GUEST: We had two paintings that I had inherited from my grandmothers, and this was actually going to stay in the car because it was big and clunky, so...
APPRAISER: What kind of compelled you to bring this one in instead? What do you like about it?
GUEST: Well, I mean, it has meaning to me. When I was growing up with it, I remember that we would look at the circle in the middle and you'd blur your eyes for a minute and then you'd look up and it would have the flag in red, white, and blue. And it hung in our home. I grew up in Florida. My parents moved to New Mexico in '91. It went in the garage, it's been there ever since. My husband and I recently bought our first home, and they gave this to us to hang in our home.
APPRAISER: You know who the artist is.
GUEST:I know that it's signed by Jasper Johns.

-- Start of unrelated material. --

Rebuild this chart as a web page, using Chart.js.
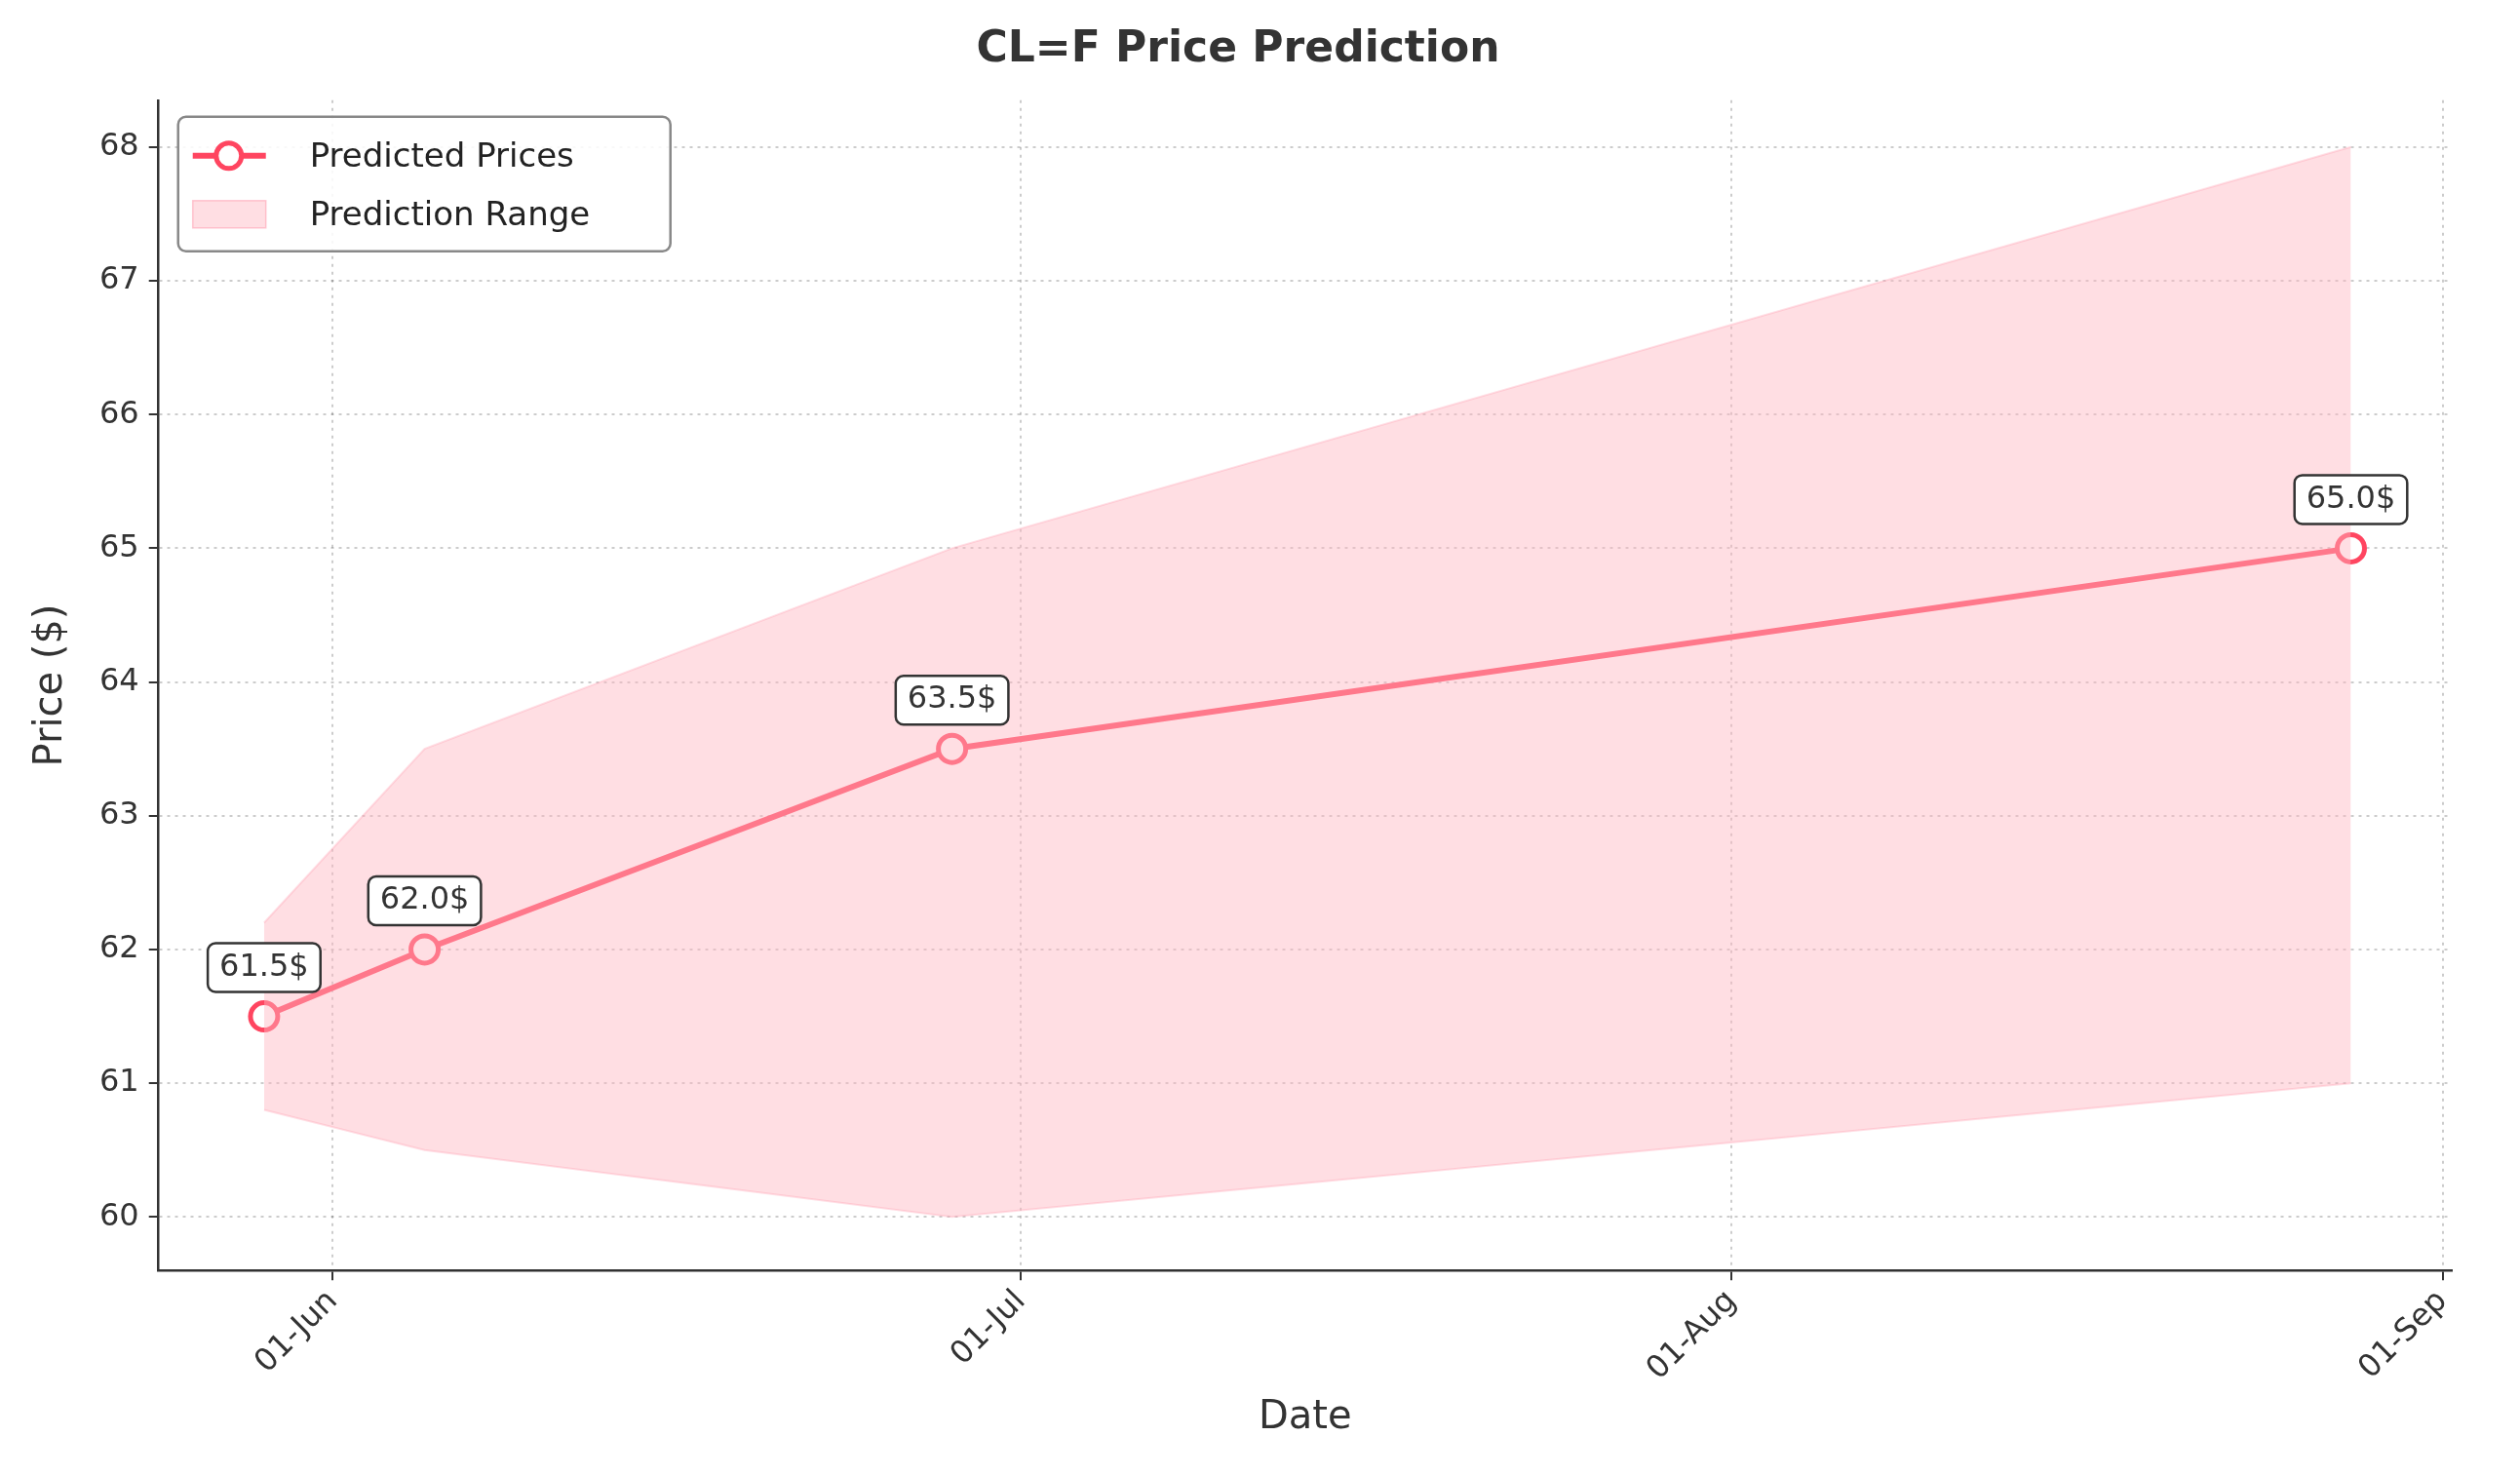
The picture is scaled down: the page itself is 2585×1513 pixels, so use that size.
<!DOCTYPE html><html><head><script src="https://cdn.jsdelivr.net/npm/chart.js@4"></script>
<style>body{margin:0;background:#fff}#w{width:2585px;height:1513px}</style></head><body><div id="w"><canvas id="c"></canvas></div>
<script>
const dayOffsets=[-3,4,27,88]; // days from 01-Jun
const predicted=[61.5,62.0,63.5,65.0];
const lower=[60.8,60.5,60.0,61.0];
const upper=[62.2,63.5,65.0,68.0];
const tickDays=[0,30,61,92];
const tickLabels=['01-Jun','01-Jul','01-Aug','01-Sep'];
const F='DejaVu Sans';
const pts=a=>a.map((v,i)=>({x:dayOffsets[i],y:v}));
const extras={id:'extras',afterDatasetsDraw(ch){
 const c=ch.ctx,xs=ch.scales.x,ys=ch.scales.y;
 c.save();c.font='32px '+F;c.textAlign='center';c.textBaseline='middle';
 predicted.forEach((v,i)=>{const x=xs.getPixelForValue(dayOffsets[i]),y=ys.getPixelForValue(v)-50;
  const t=v.toFixed(1)+'$',w=c.measureText(t).width+24,h=50;
  c.beginPath();c.roundRect(x-w/2,y-h/2,w,h,8);c.fillStyle='#fff';c.fill();c.lineWidth=2.5;c.strokeStyle='#333';c.stroke();
  c.fillStyle='#333';c.fillText(t,x,y);});
 const L=ch.chartArea.left+20,T=ch.chartArea.top+17;
 c.beginPath();c.roundRect(L,T,505,138,8);c.fillStyle='rgba(255,255,255,0.85)';c.fill();c.strokeStyle='#888';c.lineWidth=2.5;c.stroke();
 c.textAlign='left';c.font='34px '+F;
 c.strokeStyle='#ff4560';c.lineWidth=6;c.beginPath();c.moveTo(L+15,T+40);c.lineTo(L+90,T+40);c.stroke();
 c.beginPath();c.arc(L+52,T+40,13,0,7);c.fillStyle='#fff';c.fill();c.lineWidth=5;c.stroke();
 c.fillStyle='#222';c.fillText('Predicted Prices',L+135,T+42);
 c.fillStyle='rgba(255,182,193,0.45)';c.fillRect(L+15,T+86,75,28);c.strokeStyle='rgba(255,150,170,0.5)';c.lineWidth=1.5;c.strokeRect(L+15,T+86,75,28);
 c.fillStyle='#222';c.fillText('Prediction Range',L+135,T+102);
 c.restore();}};
const gridOpt={color:'rgba(0,0,0,0.2)',lineWidth:2,drawTicks:true,tickColor:'#333',tickLength:10,tickBorderDash:[],tickWidth:2};
new Chart(document.getElementById('c'),{type:'line',plugins:[extras],
data:{datasets:[
 {data:pts(lower),borderColor:'rgba(255,150,170,0.3)',borderWidth:2,pointRadius:0,fill:false},
 {data:pts(upper),borderColor:'rgba(255,150,170,0.3)',borderWidth:2,pointRadius:0,fill:'-1',backgroundColor:'rgba(255,182,193,0.45)'},
 {data:pts(predicted),borderColor:'#ff4560',borderWidth:6,pointRadius:14,pointBorderWidth:5,pointBackgroundColor:'#fff',pointBorderColor:'#ff4560',fill:false}]},
options:{responsive:true,maintainAspectRatio:false,animation:false,devicePixelRatio:1,
 layout:{padding:{left:25,right:70,top:10,bottom:30}},
 plugins:{legend:{display:false},tooltip:{enabled:false},
  title:{display:true,text:'CL=F Price Prediction',font:{family:F,size:44,weight:'bold'},color:'#333',padding:{top:15,bottom:25}}},
 scales:{
  x:{type:'linear',min:-7.6,max:92.4,afterBuildTicks:a=>{a.ticks=tickDays.map(v=>({value:v}))},
   ticks:{callback:v=>tickLabels[tickDays.indexOf(v)],maxRotation:45,minRotation:45,font:{family:F,size:32},color:'#333'},
   grid:gridOpt,border:{color:'#333',width:2.5,dash:[3,5]},
   title:{display:true,text:'Date',font:{family:F,size:40},color:'#333'}},
  y:{min:59.6,max:68.35,afterBuildTicks:a=>{a.ticks=[60,61,62,63,64,65,66,67,68].map(v=>({value:v}))},
   ticks:{font:{family:F,size:32},color:'#333',padding:10},
   grid:gridOpt,border:{color:'#333',width:2.5,dash:[3,5]},
   title:{display:true,text:'Price ($)',font:{family:F,size:40},color:'#333',padding:{bottom:15}}}}}});
</script></body></html>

APPRAISER: And in addition to being signed by Jasper Johns, it's numbered, and we see here that it's an edition of 300. So this is a print, and it is essentially a mechanical reproduction of a painting. Flags along with targets were one of the images that was a real source of inspiration for Jasper Johns, who was a real seminal figure in 20th century American art. And the flag theme he has said to have thought of in a dream. He started doing the flags roughly in the mid-'50s. This print was done in 1969 as a real anti-war statement of what was going on in Vietnam. At the time, Jasper Johns' dealer, the famous dealer Leo Castelli, commissioned Jasper Johns to make this print in commemoration of the Moratorium, which was really a series of marches going on in the fall of 1969 across the U.S. An outfit called the Committee Against the War in Vietnam published this print in the edition of 300. There's also an edition that has typeset on the bottom that says "Moratorium," and "Flag (Moratorium)" is what this is called.
GUEST: Oh, wow.
APPRAISER: The orange is said to have had a connection, a statement against Agent Orange being used in the war. The green has a tie-in to the fatigues used by the soldiers. This represents a bullet hole, and that is an optical illusion. Jasper Johns was really one of the great minimalists. He was a figure who foretold what was going to be going on in pop art. And it's an interesting print. It's iconic and something that people remember from the late '60s.
GUEST: It's interesting to hear that story because my parents were total hippies.
APPRAISER: Oh, were they?
GUEST: Total hippies, and this was gifted to them in the '70s, and I didn't know the story, so it makes a lot of sense in terms of actually having that meaning. It resonates with the story.
APPRAISER: Well, he was a relatively young man when this was produced. He was born in 1930. But it's interesting that as a mechanical print, because it's signed and numbered, in today's market at auction, this print has a value of $10,000 to $15,000.
GUEST: What? And it's funny because my parents this morning were saying, "Don't bring it, it's worth nothing, it's damaged."
APPRAISER: I'm glad you didn't listen to them.
GUEST: It was going to totally stay in the car. That's crazy.